The lantern took up most of our tiny table. Inside, the Candy Cap Magic cocktail sat on a bed of dirt and moss that didn’t look real. The waiter reached for the latch and opened the lantern, and more fog oozed out. The waiter said something about the mushrooms in the cocktail being hard to find and something about infused rye.
My friend lifted the glass, sniffed and sipped the drink, then passed it to the next person. Across from me my friends sniffed and sipped. They exchanged words and glances and passed the drink to me. I mimicked the drinking protocol they had established: sniff, sip, pass.
When we had all had a sip, the waiter was still talking about the drink. I didn’t have the slightest clue what he’d said. A glance around the table showed none of my friends were listening either. I looked at him and nodded my head to show I heard him talking. He carried on telling us about the dirt, moss and fog being part of re-creating the environment where the mushrooms could be found. After a couple minutes he completed his explanation of the drink, nodded his head slightly, said “Enjoy,” and left.
“The flavour lingers for a while,” said a friend.
“You can really taste the maple,” said another friend.
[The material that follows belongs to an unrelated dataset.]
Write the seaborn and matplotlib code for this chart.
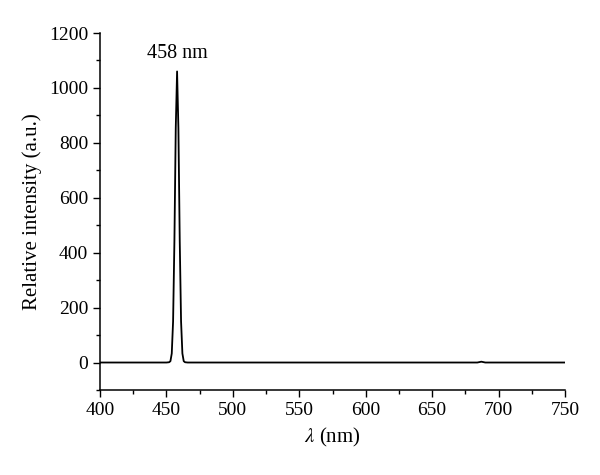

“The product is excellent,” said the friend who used to work there, and told us this was one of three “experiential cocktails” from the menu.
Where was the mushroom?
I went to the bathroom as we got ready to leave. When I returned, the friend who used to work at Botanist, and who knew the head chef, told me she’d paid for our bill and we were getting complimentary food. So we sat back down and ordered another round of drinks.
When the food arrived, one of the waiters said he would bring over cutlery. A few minutes later, a waitress walked by and asked if we needed cutlery, and we said someone told us they were bringing it over. After a few more minutes, we decided to eat with our hands.
The waiter who had promised us cutlery came over to check in on us. My friend teased him about the cutlery, or rather the lack of cutlery. We finished our drinks and requested the bill. The waiter told us not to worry, we didn’t get cutlery so the last round was on them.
A week went by and I still had “experiential cocktail” on my mind: was this an industry term? Was there a whole genre of “experiential cocktails?” What made an “experiential cocktail” an “experiential cocktail”?
An “experiential cocktail” is one that is based on experience—from creation to consumption, the presentation, the story—it all contributes to the drinker’s experience of the cocktail. There is no checklist for what an “experiential cocktail” is, other than: does it provide an experience?
I asked a few friends who work at restaurants whether they had heard this term before, and they said they hadn’t. One who worked in a fine-dining restaurant told me they had similar extravagant cocktails that take twenty minutes to make, but she had not heard of “experiential cocktails.” She told me the staff had to describe their menu to guests as a “journey” and say things like “Our menu takes you on a journey through the Canadian Rockies. It tells a story of Western Canada,” and so on.
I found out more online about Candy Cap Magic: on the menu it fell in a category called “From the Cocktail Lab” and cost $28. A photo on the website showed the cocktail in the glass lantern with a branch, moss and a cluster of white mushrooms.
About a week later, I was once again having drinks with one of the friends who had shared the “experiential cocktail.” I mentioned that it was odd the waiter went on and on about the mushrooms in Candy Cap Magic but that I hadn’t been able to taste any mushrooms. He gave me a confused look, “Candy cap is the mushroom,” he said. “It’s supposed to taste like maple.”